Notes: English speakers usually add the meaningless prefix en- to this word, making it encumber. I describe cumber instead because I thought most Good Word readers would be curious as to where cumbersome comes from. It is unrelated to Cumberland, a part of Cumbria, whence its name, famous for its Lake District.
In Play: We can use this word as we would encumber: "Darling, I couldn't stop by the market on the way home from soccer practice, because I was cumbered by so many kids." We may be cumbered by emotions, too: "Malcolm plodded on, cumbered as he was by many cares."

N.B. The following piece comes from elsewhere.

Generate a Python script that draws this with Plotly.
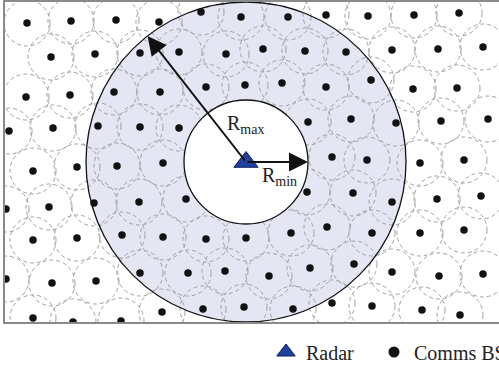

Word History: Today's word comes to us from Old French combrer "to block up, hinder, thwart", based on combre "hindrance". Combrer was inherited by French from a presumable Late Latin verb, combrare, built out of combrus "barricade, obstacle". This word may be a reduction of classical Latin cumulus "heap, pile", derived from Proto-Indo-European ku-m-olo-, a suffixed shortened form of root keue- "to swell". Other words derived from this PIE word are Sanskrit svayati "swells up, becomes strong", Greek kyein "to swell", Lithuanian šaunas "firm, solid, fit, capable". According to the American Heritage Dictionary the original root may have been borrowed from Celtic comboros, but AHD takes it no further than that; it doesn't even give a meaning for the Celtic word.